To more accurately gauge how the population from which the Tianyuan individual is derived was related to Eurasian populations, while taking gene flow between populations into account, we used a recent approach that estimates a maximum-likelihood tree of populations and then identifies relationships between populations that are a poor fit to the tree model and that may be due to gene flow [using the TreeMix program] ... The maximum-likelihood tree [reproduced above] shows that the branch leading to the Tianyuan individual is long, due to its lower sequence quality. However, among Eurasian populations, Tianyuan clearly falls with Asian rather than European populations (bootstrap support 100%). The strongest signal not compatible with a bifurcating tree is an inferred gene-flow event that suggests that 6.7% of chromosome 21 in the Papuan individual is derived from Denisovans ... When this is taken into account, the Tianyuan individual appears ancestral to all Asian individuals studied. We note, however, that the relationship of the Tianyuan and Papuan individuals is not resolved (bootstrap support 31%).

Setting aside the faux pas about the Tianyuan individual being "ancestral" to the others (it is shown in the tree-based figure as the sister group not the ancestor), most of the other interpretations can be assessed by looking at the multivariate data independently of any evolutionary inference. This can be done using the pairwise nucleotide differences among the samples (provided in Table 1 of the paper) and a NeighborNet data-display network, as shown in the splits graph below.

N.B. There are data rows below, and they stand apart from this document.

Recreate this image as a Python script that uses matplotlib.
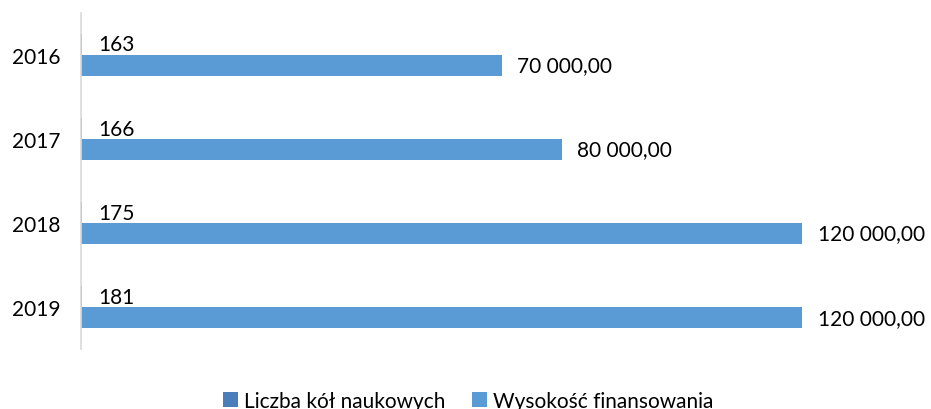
import numpy as np
import matplotlib.pyplot as plt

years = ['2016', '2017', '2018', '2019']
kola = [163, 166, 175, 181]
finansowanie = [70000, 80000, 120000, 120000]
kola_labels = ['163', '166', '175', '181']
fin_labels = ['70 000,00', '80 000,00', '120 000,00', '120 000,00']

plt.rcParams['font.family'] = ['Lato', 'DejaVu Sans']

fig = plt.figure(figsize=(9.31, 4.10), dpi=100)
ax = fig.add_axes([0.087, 0.146, 0.904, 0.82])

y = np.arange(len(years))
h = 0.25
b1 = ax.barh(y - h / 2, kola, height=h, color='#4a7ebb', label='Liczba kół naukowych')
b2 = ax.barh(y + h / 2, finansowanie, height=h, color='#5b9bd5', label='Wysokość finansowania')

for bar, txt in zip(b1, kola_labels):
    ax.annotate(txt, (bar.get_width(), bar.get_y() + bar.get_height() / 2),
                xytext=(12, 0), textcoords='offset points', va='center', ha='left', fontsize=15)
for bar, txt in zip(b2, fin_labels):
    ax.annotate(txt, (bar.get_width(), bar.get_y() + bar.get_height() / 2),
                xytext=(11, 0), textcoords='offset points', va='center', ha='left', fontsize=15)

ax.set_xlim(0, 140000)
ax.set_ylim(3.5, -0.5)
ax.set_yticks(y)
ax.set_yticklabels(years, fontsize=15)
ax.set_xticks([])
ax.tick_params(axis='y', length=0, pad=15)
for s in ['top', 'right', 'bottom']:
    ax.spines[s].set_visible(False)
ax.spines['left'].set_color('#d9d9d9')
ax.spines['left'].set_linewidth(1.2)

fig.legend(handles=[b1, b2], loc='center', bbox_to_anchor=(0.503, 0.02), ncol=2,
           frameon=False, fontsize=15, handlelength=0.7, handleheight=0.7,
           handletextpad=0.3, columnspacing=1.3)

fig.savefig('out.png', dpi=100)
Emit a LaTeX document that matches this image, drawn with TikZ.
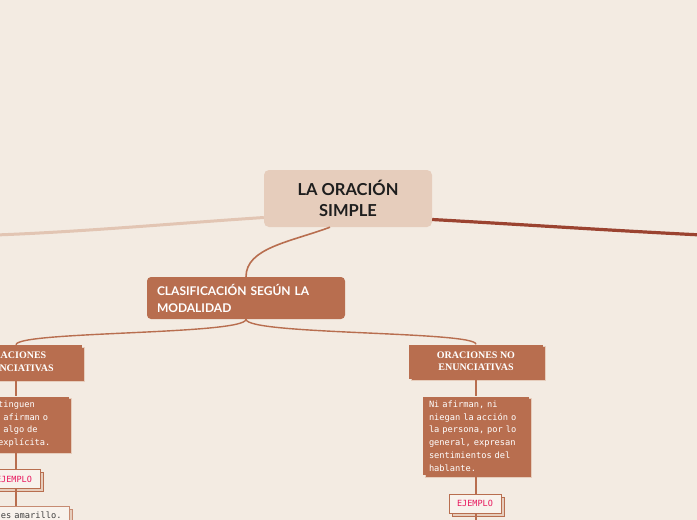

We can note the following points, some of which support the authors' conclusions and some of which don't. [Note: the authors refer to their figure as a "tree", although it is an introgression network.]:

• All terminal edges in the network are long, and so there is actually not much genomic information on chromosome 21 about relationships.
• The network splits do roughly match the tree splits, and so the network apparently does reflect some evolutionary information.
• The identified gene flow from the Denisovan to the Papuan is represented by a clear split in the network. The weight (0.7335) makes it the fifth largest non-trivial split. That is, it is larger than some of the splits that purportedly represent tree-like evolution.
• The largest split (weight = 2.8942) separates the non-African samples from the African samples + Denisovan outgroup, which does accord with the postulated dispersal of humans out of Africa.
• The second (1.1459) and third (0.8073) largest splits are near the root of the tree.
• The European split is the fourth largest (0.7670). The South American sample is included with the Asian group, reflecting the idea that the native people of the Americas migrated there from Asia across the Bering Strait.
• The relationships among the Asian samples in the network do not all match those in the tree. Notably, the Han+Dai split (0.5124) is smaller than the Han+Karitiana split (0.6292), and yet the former appears in the tree with 100% bootstrap support.
• The Han+Dai+Karitiana split is well supported (0.4450), but the Han+Dai+Karitiana +Papuan split is not (0.0152), as reflected in the 31% bootstrap value for the latter in the tree.
• The Han+Dai+Karitiana+Papuan+Tianyuan split is not displayed in the network, although it has a long edge in the tree. The closest network split, as displayed, includes the Denisovan sample. Thus, the network emphasizes the reticulate Denisovan-Papuan relationship at the expense of the showing all of the tree-like relationship among the Asian samples.
• The Tianyuan edge is not long in the network whereas it is long in the tree. This is likely to be because of uncertainty in its placement in the tree, rather than poor sequence quality, as claimed by the authors.

Thus, the data-display network questions some of the details of the authors' evolutionary network. However, it does support placing the Tianyuan sample with the Asian ones, as well as possible gene flow from the Denisovan sample to the Papuan one.

It thus seems to be a valuable procedure to cross-check any evolutionary analysis with a data-display network. As I have noted before (Networks and bootstraps as tree-support criteria; How networks differ from bootstrapped trees), bootstap values on a tree are insufficient as a means of assessing the robustness of evolutionary diagrams.